**** Given entries

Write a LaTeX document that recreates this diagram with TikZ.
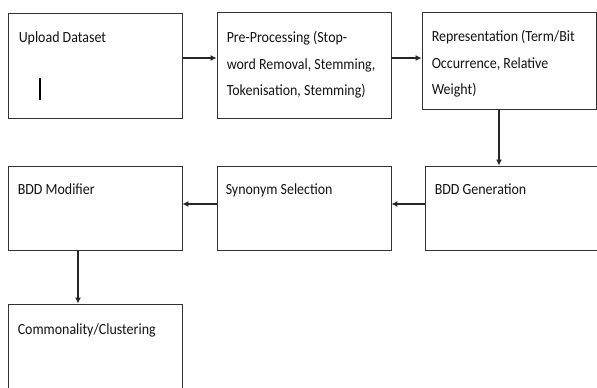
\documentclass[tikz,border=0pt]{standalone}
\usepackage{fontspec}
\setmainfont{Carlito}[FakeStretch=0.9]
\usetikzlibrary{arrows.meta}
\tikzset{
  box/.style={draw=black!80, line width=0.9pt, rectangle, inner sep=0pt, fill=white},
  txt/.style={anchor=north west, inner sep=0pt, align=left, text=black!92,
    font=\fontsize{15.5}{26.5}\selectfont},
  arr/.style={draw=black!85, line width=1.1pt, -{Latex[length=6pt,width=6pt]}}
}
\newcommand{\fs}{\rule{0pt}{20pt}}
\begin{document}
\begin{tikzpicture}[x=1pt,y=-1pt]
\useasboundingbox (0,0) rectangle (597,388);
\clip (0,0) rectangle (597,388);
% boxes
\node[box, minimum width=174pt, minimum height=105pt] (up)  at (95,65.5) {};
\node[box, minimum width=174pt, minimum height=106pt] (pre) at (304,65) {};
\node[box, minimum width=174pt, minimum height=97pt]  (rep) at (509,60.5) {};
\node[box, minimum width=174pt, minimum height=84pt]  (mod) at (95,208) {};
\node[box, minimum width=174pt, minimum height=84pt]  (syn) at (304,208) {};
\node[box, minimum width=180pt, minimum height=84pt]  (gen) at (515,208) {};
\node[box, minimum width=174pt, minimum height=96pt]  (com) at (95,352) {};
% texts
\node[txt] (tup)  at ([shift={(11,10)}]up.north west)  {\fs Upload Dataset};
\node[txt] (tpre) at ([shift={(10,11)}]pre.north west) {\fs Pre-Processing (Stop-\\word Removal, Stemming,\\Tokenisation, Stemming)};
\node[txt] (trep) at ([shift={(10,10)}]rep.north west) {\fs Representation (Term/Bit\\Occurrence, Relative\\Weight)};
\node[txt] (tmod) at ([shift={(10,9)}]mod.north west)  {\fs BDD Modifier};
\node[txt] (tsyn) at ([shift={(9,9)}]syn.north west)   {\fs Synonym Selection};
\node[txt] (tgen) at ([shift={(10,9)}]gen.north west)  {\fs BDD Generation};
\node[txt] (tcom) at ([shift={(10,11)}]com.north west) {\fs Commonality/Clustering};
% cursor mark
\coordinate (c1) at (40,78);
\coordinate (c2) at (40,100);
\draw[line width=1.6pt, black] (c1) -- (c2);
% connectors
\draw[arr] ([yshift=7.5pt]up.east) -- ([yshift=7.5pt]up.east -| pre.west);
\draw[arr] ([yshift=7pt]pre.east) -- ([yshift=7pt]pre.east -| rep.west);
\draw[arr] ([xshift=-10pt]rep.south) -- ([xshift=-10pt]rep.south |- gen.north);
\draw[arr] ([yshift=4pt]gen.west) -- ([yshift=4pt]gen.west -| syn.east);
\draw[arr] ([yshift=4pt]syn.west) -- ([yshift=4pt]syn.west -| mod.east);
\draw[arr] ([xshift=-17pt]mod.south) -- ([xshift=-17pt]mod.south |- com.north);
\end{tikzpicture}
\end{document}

********
**** Given entries

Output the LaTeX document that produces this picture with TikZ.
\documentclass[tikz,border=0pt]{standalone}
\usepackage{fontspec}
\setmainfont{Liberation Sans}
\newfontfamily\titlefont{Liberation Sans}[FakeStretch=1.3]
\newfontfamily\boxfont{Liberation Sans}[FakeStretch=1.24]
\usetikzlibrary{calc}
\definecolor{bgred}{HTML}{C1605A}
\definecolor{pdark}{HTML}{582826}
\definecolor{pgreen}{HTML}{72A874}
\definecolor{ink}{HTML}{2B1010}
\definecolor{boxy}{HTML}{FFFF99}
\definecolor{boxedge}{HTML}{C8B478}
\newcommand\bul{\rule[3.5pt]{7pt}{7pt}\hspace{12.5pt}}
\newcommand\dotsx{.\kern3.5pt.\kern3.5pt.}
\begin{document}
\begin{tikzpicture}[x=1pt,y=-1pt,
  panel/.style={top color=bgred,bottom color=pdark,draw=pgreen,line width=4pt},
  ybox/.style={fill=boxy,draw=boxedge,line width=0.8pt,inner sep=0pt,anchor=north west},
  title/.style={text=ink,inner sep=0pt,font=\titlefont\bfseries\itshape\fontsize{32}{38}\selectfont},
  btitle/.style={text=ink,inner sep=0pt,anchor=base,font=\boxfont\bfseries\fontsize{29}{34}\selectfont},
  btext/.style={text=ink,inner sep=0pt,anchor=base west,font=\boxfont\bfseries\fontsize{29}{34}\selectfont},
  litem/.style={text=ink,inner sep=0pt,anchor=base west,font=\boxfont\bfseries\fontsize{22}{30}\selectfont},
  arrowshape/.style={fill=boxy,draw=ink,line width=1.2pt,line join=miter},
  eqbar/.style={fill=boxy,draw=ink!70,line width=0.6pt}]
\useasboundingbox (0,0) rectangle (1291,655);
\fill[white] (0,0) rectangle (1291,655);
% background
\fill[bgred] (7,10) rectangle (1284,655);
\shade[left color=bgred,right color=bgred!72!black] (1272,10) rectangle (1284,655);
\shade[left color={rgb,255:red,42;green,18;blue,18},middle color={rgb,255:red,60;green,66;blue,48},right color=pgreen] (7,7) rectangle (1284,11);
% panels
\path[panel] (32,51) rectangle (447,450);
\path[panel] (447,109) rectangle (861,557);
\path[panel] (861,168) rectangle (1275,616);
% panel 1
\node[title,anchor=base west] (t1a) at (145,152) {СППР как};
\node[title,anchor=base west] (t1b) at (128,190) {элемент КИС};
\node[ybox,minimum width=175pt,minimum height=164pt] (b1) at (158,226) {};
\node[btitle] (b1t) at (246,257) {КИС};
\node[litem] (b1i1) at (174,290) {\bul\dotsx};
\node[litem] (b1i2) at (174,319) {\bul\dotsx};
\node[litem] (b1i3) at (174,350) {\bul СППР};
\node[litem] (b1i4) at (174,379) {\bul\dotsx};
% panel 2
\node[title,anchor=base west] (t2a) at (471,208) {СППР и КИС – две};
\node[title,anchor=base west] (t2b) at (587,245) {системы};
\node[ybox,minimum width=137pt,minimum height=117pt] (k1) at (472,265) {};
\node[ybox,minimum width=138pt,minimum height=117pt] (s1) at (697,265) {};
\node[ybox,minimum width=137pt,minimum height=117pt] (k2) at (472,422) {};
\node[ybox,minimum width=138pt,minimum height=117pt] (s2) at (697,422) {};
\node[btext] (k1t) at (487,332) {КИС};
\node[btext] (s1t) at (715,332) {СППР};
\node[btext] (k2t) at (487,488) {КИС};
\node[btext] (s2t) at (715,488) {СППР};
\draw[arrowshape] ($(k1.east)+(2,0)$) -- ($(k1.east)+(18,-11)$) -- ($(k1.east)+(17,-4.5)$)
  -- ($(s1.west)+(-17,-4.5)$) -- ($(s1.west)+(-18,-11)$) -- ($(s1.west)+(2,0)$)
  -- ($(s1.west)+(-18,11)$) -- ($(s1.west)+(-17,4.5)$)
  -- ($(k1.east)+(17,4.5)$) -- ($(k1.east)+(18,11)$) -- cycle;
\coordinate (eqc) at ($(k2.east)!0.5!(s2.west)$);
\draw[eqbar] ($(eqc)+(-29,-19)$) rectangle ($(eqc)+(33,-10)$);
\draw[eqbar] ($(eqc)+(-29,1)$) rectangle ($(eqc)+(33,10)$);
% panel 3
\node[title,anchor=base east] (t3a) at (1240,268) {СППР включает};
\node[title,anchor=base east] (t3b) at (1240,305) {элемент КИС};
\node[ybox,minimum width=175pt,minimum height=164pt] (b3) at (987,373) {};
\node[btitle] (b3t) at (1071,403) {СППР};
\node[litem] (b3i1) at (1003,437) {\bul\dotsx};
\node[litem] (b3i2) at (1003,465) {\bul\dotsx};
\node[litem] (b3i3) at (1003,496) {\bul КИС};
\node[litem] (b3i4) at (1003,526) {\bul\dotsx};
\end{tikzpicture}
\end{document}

********

| Your goal |
Pull every line containing "that" from the material above.

| Correct output |
Write a LaTeX document that recreates this diagram with TikZ.
Output the LaTeX document that produces this picture with TikZ.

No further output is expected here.